Your output must be the lines below from the line containing "Recreate this image" to the line containing "(title) at (25,29.5)", both lines included, reproduced exactly and without pictures.

### TASK MATERIAL
* START *
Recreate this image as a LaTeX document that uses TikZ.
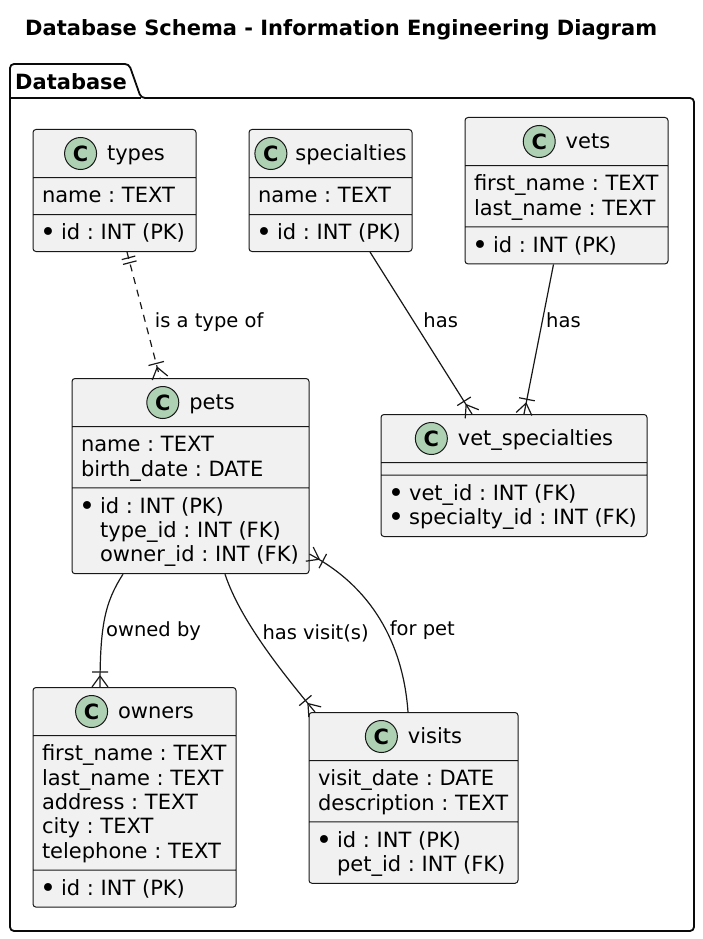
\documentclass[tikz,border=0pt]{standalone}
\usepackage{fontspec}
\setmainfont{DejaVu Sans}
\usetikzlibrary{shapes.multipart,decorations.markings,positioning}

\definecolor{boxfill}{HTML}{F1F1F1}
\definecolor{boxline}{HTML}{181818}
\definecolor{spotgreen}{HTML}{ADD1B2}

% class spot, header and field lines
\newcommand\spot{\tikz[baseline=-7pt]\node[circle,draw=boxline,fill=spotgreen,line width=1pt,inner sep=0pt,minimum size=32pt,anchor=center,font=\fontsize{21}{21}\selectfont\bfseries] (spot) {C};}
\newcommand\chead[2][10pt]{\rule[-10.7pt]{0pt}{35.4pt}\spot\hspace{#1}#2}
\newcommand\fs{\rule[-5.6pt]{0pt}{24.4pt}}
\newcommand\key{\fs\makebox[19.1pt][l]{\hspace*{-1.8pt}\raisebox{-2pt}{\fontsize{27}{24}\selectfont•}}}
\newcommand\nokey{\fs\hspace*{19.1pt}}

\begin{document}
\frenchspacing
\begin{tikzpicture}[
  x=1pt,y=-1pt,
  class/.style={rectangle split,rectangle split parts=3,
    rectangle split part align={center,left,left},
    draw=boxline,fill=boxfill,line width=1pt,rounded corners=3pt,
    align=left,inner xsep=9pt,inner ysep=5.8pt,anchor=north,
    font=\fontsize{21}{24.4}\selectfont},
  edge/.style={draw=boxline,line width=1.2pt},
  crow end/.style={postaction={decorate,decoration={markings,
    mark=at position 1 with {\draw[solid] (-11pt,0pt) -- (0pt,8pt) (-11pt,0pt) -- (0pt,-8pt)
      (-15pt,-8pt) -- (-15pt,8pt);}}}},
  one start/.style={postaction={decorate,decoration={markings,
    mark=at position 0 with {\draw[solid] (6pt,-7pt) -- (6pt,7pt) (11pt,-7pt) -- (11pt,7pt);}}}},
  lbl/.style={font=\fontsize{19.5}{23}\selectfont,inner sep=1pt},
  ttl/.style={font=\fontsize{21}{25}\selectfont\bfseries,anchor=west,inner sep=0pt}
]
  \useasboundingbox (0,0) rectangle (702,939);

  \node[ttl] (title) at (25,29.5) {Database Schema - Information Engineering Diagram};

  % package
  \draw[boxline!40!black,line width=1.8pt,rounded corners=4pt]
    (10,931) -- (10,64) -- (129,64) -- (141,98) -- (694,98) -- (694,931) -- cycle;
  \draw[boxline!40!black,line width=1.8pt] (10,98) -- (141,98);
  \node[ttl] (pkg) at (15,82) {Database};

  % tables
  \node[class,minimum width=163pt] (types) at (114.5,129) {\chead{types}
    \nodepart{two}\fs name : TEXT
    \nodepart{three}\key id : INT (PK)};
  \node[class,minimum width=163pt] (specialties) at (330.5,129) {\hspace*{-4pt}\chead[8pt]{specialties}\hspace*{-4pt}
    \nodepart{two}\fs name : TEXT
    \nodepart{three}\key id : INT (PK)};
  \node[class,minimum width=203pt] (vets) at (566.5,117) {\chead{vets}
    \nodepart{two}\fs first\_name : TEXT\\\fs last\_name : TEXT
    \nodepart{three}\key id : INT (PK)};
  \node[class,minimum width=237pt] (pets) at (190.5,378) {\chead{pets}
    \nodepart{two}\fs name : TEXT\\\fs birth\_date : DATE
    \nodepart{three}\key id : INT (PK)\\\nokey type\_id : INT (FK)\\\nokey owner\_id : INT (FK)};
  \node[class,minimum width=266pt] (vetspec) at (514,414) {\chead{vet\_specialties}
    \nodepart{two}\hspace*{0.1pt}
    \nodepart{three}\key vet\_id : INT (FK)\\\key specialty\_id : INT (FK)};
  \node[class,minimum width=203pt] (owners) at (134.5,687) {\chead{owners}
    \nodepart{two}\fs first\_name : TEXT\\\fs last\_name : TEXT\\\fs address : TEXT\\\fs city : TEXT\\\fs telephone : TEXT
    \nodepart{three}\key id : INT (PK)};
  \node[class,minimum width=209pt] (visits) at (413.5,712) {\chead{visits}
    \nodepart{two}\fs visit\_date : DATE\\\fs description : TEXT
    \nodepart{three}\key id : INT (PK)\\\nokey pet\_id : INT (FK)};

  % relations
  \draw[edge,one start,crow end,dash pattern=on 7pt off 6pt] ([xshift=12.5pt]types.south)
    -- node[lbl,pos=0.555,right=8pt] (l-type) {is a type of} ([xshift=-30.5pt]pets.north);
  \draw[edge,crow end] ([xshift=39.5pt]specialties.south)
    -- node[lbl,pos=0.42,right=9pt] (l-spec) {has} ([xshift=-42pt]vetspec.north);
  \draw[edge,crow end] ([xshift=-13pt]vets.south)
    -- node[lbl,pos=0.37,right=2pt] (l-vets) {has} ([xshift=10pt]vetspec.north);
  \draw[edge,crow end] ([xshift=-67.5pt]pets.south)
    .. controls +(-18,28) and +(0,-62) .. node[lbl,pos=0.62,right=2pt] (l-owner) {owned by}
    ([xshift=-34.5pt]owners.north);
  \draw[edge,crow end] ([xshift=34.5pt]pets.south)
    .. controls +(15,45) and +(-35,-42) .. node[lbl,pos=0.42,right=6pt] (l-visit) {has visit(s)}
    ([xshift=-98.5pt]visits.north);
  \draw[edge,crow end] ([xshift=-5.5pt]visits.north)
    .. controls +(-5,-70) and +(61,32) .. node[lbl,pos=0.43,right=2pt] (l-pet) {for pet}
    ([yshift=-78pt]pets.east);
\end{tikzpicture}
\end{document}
* END *
* START *
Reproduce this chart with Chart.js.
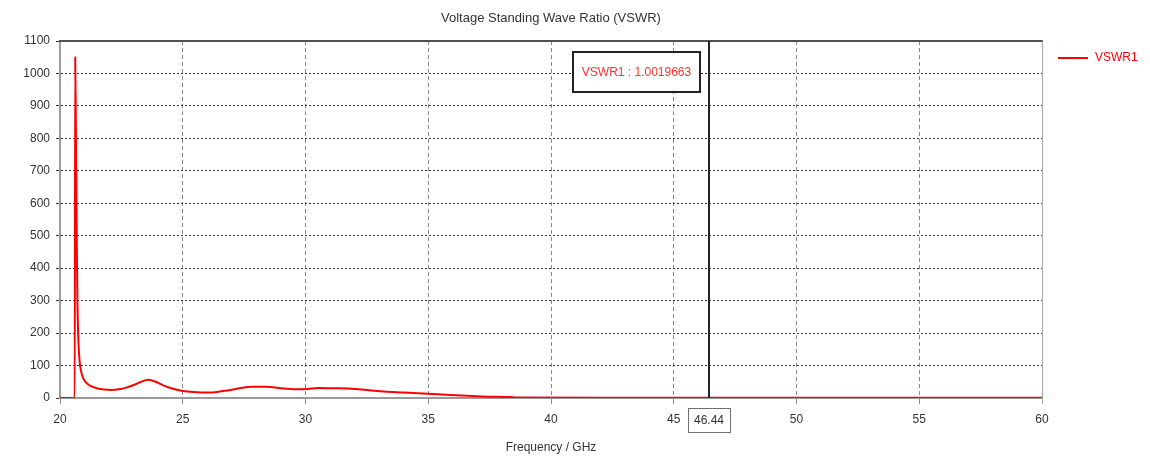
* END *
### RESPONSE TO THIS EXERCISE
Recreate this image as a LaTeX document that uses TikZ.
\documentclass[tikz,border=0pt]{standalone}
\usepackage{fontspec}
\setmainfont{DejaVu Sans}
\usetikzlibrary{shapes.multipart,decorations.markings,positioning}

\definecolor{boxfill}{HTML}{F1F1F1}
\definecolor{boxline}{HTML}{181818}
\definecolor{spotgreen}{HTML}{ADD1B2}

% class spot, header and field lines
\newcommand\spot{\tikz[baseline=-7pt]\node[circle,draw=boxline,fill=spotgreen,line width=1pt,inner sep=0pt,minimum size=32pt,anchor=center,font=\fontsize{21}{21}\selectfont\bfseries] (spot) {C};}
\newcommand\chead[2][10pt]{\rule[-10.7pt]{0pt}{35.4pt}\spot\hspace{#1}#2}
\newcommand\fs{\rule[-5.6pt]{0pt}{24.4pt}}
\newcommand\key{\fs\makebox[19.1pt][l]{\hspace*{-1.8pt}\raisebox{-2pt}{\fontsize{27}{24}\selectfont•}}}
\newcommand\nokey{\fs\hspace*{19.1pt}}

\begin{document}
\frenchspacing
\begin{tikzpicture}[
  x=1pt,y=-1pt,
  class/.style={rectangle split,rectangle split parts=3,
    rectangle split part align={center,left,left},
    draw=boxline,fill=boxfill,line width=1pt,rounded corners=3pt,
    align=left,inner xsep=9pt,inner ysep=5.8pt,anchor=north,
    font=\fontsize{21}{24.4}\selectfont},
  edge/.style={draw=boxline,line width=1.2pt},
  crow end/.style={postaction={decorate,decoration={markings,
    mark=at position 1 with {\draw[solid] (-11pt,0pt) -- (0pt,8pt) (-11pt,0pt) -- (0pt,-8pt)
      (-15pt,-8pt) -- (-15pt,8pt);}}}},
  one start/.style={postaction={decorate,decoration={markings,
    mark=at position 0 with {\draw[solid] (6pt,-7pt) -- (6pt,7pt) (11pt,-7pt) -- (11pt,7pt);}}}},
  lbl/.style={font=\fontsize{19.5}{23}\selectfont,inner sep=1pt},
  ttl/.style={font=\fontsize{21}{25}\selectfont\bfseries,anchor=west,inner sep=0pt}
]
  \useasboundingbox (0,0) rectangle (702,939);

  \node[ttl] (title) at (25,29.5) {Database Schema - Information Engineering Diagram};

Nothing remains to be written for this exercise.